As you know, if you’ve been reading, for quite some time, I’ve occasionally been running little installments called “Mama’s K.I.S.S.” I know that lots of readers could give many more and far more creative ideas than I can offer, but these installments are just a few tried and true and mostly old-fashioned ideas for putting service hearts in our kids. This is number 49 of a list of one hundred ways we train our kids to serve. K.I.S.S. is an acronym for “Kids In Service Suggestions”.

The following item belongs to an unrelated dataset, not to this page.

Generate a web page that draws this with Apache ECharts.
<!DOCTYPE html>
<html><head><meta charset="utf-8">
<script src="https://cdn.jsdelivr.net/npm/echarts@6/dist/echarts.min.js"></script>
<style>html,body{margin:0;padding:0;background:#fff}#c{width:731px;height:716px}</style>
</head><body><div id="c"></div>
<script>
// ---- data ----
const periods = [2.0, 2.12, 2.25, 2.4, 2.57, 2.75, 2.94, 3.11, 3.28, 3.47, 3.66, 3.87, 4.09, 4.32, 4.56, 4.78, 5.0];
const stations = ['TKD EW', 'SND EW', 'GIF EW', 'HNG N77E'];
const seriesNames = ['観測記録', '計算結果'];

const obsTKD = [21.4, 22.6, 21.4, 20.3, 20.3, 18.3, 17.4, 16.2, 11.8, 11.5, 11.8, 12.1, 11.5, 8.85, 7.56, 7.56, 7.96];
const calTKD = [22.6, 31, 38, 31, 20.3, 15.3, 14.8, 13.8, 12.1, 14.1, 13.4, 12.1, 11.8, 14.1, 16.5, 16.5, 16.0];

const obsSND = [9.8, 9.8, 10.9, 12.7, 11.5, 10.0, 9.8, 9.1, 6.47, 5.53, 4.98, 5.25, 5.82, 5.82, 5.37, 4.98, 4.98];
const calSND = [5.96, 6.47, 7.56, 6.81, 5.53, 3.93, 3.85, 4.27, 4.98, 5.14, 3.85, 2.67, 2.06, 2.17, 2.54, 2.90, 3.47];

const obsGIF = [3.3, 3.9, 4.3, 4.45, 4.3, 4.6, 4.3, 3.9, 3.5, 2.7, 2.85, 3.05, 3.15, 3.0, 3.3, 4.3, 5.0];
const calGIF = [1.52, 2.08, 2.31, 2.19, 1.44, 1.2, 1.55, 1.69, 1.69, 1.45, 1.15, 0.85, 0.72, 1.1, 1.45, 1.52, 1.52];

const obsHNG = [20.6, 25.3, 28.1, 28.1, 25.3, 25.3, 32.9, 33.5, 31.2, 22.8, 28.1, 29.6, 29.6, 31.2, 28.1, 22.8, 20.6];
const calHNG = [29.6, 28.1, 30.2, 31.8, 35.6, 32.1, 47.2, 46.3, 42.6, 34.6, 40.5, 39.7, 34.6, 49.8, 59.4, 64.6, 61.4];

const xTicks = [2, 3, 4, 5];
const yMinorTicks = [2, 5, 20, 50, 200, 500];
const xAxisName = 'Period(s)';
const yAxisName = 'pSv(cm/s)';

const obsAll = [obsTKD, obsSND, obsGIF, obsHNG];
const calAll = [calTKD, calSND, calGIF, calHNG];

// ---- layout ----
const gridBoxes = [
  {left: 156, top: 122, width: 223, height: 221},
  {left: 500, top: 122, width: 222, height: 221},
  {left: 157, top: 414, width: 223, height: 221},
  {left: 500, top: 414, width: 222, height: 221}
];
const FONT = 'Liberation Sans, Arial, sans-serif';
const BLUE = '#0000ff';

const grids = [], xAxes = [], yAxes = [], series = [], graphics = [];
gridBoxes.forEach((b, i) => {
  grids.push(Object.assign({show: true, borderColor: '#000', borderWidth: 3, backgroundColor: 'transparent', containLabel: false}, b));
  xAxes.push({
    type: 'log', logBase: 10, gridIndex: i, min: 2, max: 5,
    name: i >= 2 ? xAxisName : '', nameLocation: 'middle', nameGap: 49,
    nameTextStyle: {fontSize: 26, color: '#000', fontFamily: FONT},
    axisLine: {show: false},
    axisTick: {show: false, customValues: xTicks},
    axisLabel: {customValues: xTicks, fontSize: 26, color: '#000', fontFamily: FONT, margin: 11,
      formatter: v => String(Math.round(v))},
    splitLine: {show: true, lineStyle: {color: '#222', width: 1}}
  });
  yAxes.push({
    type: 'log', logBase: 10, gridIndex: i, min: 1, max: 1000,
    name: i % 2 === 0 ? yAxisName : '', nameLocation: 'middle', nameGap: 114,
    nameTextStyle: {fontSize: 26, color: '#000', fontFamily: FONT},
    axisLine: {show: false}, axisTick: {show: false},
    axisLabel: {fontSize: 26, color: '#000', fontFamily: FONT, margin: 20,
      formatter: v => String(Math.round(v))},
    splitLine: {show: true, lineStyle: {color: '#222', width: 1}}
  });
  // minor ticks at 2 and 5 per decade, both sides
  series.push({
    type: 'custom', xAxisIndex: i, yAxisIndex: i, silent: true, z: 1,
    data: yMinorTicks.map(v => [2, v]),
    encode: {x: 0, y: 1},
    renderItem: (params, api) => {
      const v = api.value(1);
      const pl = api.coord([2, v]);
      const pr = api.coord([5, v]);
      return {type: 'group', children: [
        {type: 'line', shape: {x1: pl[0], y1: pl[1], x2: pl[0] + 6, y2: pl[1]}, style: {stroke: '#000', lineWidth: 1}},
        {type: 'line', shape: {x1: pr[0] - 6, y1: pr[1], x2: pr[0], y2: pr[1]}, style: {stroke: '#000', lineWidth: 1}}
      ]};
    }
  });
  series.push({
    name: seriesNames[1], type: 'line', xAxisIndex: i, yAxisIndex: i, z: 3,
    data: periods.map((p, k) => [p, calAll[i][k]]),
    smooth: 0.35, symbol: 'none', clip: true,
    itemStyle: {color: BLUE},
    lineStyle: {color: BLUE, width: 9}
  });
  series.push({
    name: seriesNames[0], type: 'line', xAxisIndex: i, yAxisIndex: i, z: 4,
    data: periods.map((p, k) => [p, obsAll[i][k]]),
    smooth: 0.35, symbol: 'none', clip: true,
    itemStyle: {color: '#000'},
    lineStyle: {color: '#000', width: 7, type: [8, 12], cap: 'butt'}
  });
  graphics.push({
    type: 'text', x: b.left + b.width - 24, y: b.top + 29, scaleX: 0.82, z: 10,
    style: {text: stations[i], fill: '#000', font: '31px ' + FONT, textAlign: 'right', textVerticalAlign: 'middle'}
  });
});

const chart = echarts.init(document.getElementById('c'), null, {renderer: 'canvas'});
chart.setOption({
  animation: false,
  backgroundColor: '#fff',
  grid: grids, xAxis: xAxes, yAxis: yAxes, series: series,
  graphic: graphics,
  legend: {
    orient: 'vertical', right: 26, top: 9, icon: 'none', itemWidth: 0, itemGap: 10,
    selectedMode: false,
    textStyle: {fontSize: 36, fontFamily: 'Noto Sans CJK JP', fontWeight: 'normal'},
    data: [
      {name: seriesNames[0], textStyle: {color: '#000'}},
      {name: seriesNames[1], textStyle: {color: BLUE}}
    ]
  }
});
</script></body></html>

This one needs no explanation, but it’s an all-time favorite for the servant heart. Both of my children, a girl and a boy, learned so much from volunteering to help Christian moms accomplish errands to his glory, study with others, have a date night with their husbands or just catch up on being keepers at home. Sometimes, when our kids were younger, they would keep the children in our home, so adult hands and eyes were present if they needed guidance. As our kids became teens, they were adept at keeping babies in their own homes or even tagging along as helper during a mom’s outing. Finally, they both were able to transfer those car seats to their vehicles and take the children on outings to give the busy moms a break. I remember when Caleb was a college student and working at Apologetics Press, the AP moms were amazed that he knew how to maneuver those car seats and take those kids shopping or out to eat. Best of all, he would ask the parents for these opportunities rather than the other way around!

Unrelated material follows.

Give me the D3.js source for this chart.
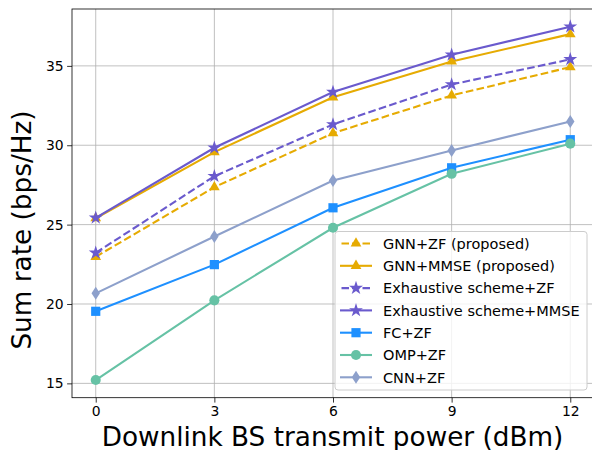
<!DOCTYPE html>
<html>
<head>
<meta charset="utf-8">
<script src="https://cdn.jsdelivr.net/npm/d3@7"></script>
<style>
  body { margin: 0; background: #fff; }
  svg { display: block; font-family: "DejaVu Sans", sans-serif; }
</style>
</head>
<body>
<svg id="chart" width="592" height="450"></svg>
<script>
// power levels (dBm)
const powers = [0, 3, 6, 9, 12];
const xTicks = [0, 3, 6, 9, 12];
const yTicks = [15, 20, 25, 30, 35];

const gnnZF = [22.97, 27.36, 30.76, 33.14, 34.92];
const gnnMMSE = [25.40, 29.57, 33.02, 35.28, 37.00];
const exhZF = [23.22, 28.05, 31.31, 33.83, 35.41];
const exhMMSE = [25.43, 29.84, 33.35, 35.70, 37.47];
const fcZF = [19.54, 22.48, 26.06, 28.58, 30.35];
const ompZF = [15.21, 20.23, 24.80, 28.20, 30.10];
const cnnZF = [20.67, 24.25, 27.78, 29.67, 31.50];

const seriesNames = ['GNN+ZF (proposed)', 'GNN+MMSE (proposed)', 'Exhaustive scheme+ZF',
    'Exhaustive scheme+MMSE', 'FC+ZF', 'OMP+ZF', 'CNN+ZF'];

const orange = '#e6ab02', purple = '#6a5acd';
const series = [
    { name: seriesNames[0], values: gnnZF, color: orange, dash: '7.7,3.3', marker: 'tri' },
    { name: seriesNames[1], values: gnnMMSE, color: orange, dash: null, marker: 'tri' },
    { name: seriesNames[2], values: exhZF, color: purple, dash: '7.7,3.3', marker: 'star' },
    { name: seriesNames[3], values: exhMMSE, color: purple, dash: null, marker: 'star' },
    { name: seriesNames[4], values: fcZF, color: '#1e90ff', dash: null, marker: 'square' },
    { name: seriesNames[5], values: ompZF, color: '#66c2a5', dash: null, marker: 'circle' },
    { name: seriesNames[6], values: cnnZF, color: '#8da0cb', dash: null, marker: 'diamond' }
];

const svg = d3.select('#chart');
const margin = { top: 9, left: 72, right: 594, bottom: 397.7 };

const allVals = series.flatMap(s => s.values);
const yMin = d3.min(allVals), yMax = d3.max(allVals);
const yPad = (yMax - yMin) * 0.05;
const xScale = d3.scaleLinear().domain([-0.6, 12.6]).range([margin.left, margin.right]);
const yScale = d3.scaleLinear().domain([yMin - yPad, yMax + yPad]).range([margin.bottom, margin.top]);

// grid
const grid = svg.append('g');
grid.selectAll('.gx').data(xTicks).enter().append('line')
    .attr('x1', d => xScale(d)).attr('x2', d => xScale(d))
    .attr('y1', margin.top).attr('y2', margin.bottom)
    .attr('stroke', '#b0b0b0').attr('stroke-width', 0.8);
grid.selectAll('.gy').data(yTicks).enter().append('line')
    .attr('x1', margin.left).attr('x2', margin.right)
    .attr('y1', d => yScale(d)).attr('y2', d => yScale(d))
    .attr('stroke', '#b0b0b0').attr('stroke-width', 0.8);

// axes
const xAxis = d3.axisBottom(xScale).tickValues(xTicks).tickSizeOuter(0).tickSize(4.9).tickPadding(3.5);
const yAxis = d3.axisLeft(yScale).tickValues(yTicks).tickSizeOuter(0).tickSize(4.9).tickPadding(3.5);

svg.append('g').attr('transform', 'translate(0,' + margin.bottom + ')')
    .call(xAxis)
    .call(g => {
        g.select('.domain').remove();
        g.selectAll('.tick line').attr('stroke', '#000').attr('stroke-width', 0.8);
        g.selectAll('.tick text').attr('font-size', 13.9).attr('fill', '#000').attr('font-family', 'DejaVu Sans');
    });
svg.append('g').attr('transform', 'translate(' + margin.left + ',0)')
    .call(yAxis)
    .call(g => {
        g.select('.domain').remove();
        g.selectAll('.tick line').attr('stroke', '#000').attr('stroke-width', 0.8);
        g.selectAll('.tick text').attr('font-size', 13.9).attr('fill', '#000').attr('font-family', 'DejaVu Sans');
    });

// spines
svg.append('rect')
    .attr('x', margin.left).attr('y', margin.top)
    .attr('width', margin.right - margin.left).attr('height', margin.bottom - margin.top)
    .attr('fill', 'none').attr('stroke', '#000').attr('stroke-width', 0.8);

// markers
function markerPath(type) {
    if (type === 'tri') return d3.symbol(d3.symbolTriangle, 50)();
    if (type === 'star') return d3.symbol(d3.symbolStar, 60)();
    if (type === 'square') return 'M-4.6,-4.6H4.6V4.6H-4.6Z';
    if (type === 'circle') return d3.symbol(d3.symbolCircle, 80)();
    // thin diamond
    return 'M0,-6.5L4.2,0L0,6.5L-4.2,0Z';
}

const line = d3.line().x((d, i) => xScale(powers[i])).y(d => yScale(d));

series.forEach(s => {
    const g = svg.append('g');
    g.append('path').datum(s.values)
        .attr('d', line)
        .attr('fill', 'none')
        .attr('stroke', s.color)
        .attr('stroke-width', 2.1)
        .attr('stroke-dasharray', s.dash);
    g.selectAll('.m').data(s.values).enter().append('path')
        .attr('d', markerPath(s.marker))
        .attr('transform', (d, i) => 'translate(' + xScale(powers[i]) + ',' + yScale(d) + ')')
        .attr('fill', s.color);
});

// legend
const leg = svg.append('g');
leg.append('rect')
    .attr('x', 335).attr('y', 231.5).attr('width', 252).attr('height', 158.5)
    .attr('rx', 3).attr('fill', '#fff').attr('fill-opacity', 0.8)
    .attr('stroke', '#cccccc').attr('stroke-width', 1);

series.forEach((s, i) => {
    const y = 243.5 + i * 22.3;
    leg.append('line')
        .attr('x1', 340).attr('x2', 372).attr('y1', y).attr('y2', y)
        .attr('stroke', s.color).attr('stroke-width', 2.1)
        .attr('stroke-dasharray', s.dash ? '7.5,3' : null)
        .attr('stroke-dashoffset', s.dash ? -1.5 : null);
    leg.append('path')
        .attr('d', markerPath(s.marker))
        .attr('transform', 'translate(356,' + y + ')')
        .attr('fill', s.color);
    leg.append('text')
        .attr('x', 383).attr('y', y).attr('dy', '0.36em')
        .attr('font-size', 14.5).attr('fill', '#000')
        .text(s.name);
});

// axis labels
svg.append('text')
    .attr('x', 332.5).attr('y', 445.5)
    .attr('text-anchor', 'middle').attr('font-size', 26.3).attr('fill', '#000')
    .text('Downlink BS transmit power (dBm)');
svg.append('text')
    .attr('transform', 'translate(31,' + 230 + ') rotate(-90)')
    .attr('text-anchor', 'middle').attr('font-size', 26.3).attr('fill', '#000')
    .text('Sum rate (bps/Hz)');
</script>
</body>
</html>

Often, the teens in our congregation offer free baby-sitting at the building for the parents in the church. It’s a highlight, for sure, for the young ones involved. (Think cartoons on a big screen and popcorn and crafts and hide and seek in the auditorium.) It’s a super opportunity for the parents to get Christmas shopping done or have a date night. But the biggest spiritual bonus, again, probably happens in the hearts of the youth group. They become closer to the young families in the church, more comfortable with the tiny ones, better prepared to teach in the cradle roll and the primary classes and we see them sitting with families on Sundays and helping parents to offer better worship.
Now, all of this is not to say that it’s a mistake for your teens to have “real”, for-pay baby-sitting jobs. In fact, this is great practice for that scenario. First, though, it’s important to let your kids become better for the service. As a bonus, smart parents of toddlers will one day be looking to hire the teens who’ve shown that they enjoy being with their little ones. As your kids grow into the teen years, they will have lots of opportunities for both paid and not-for-profit baby-sitting.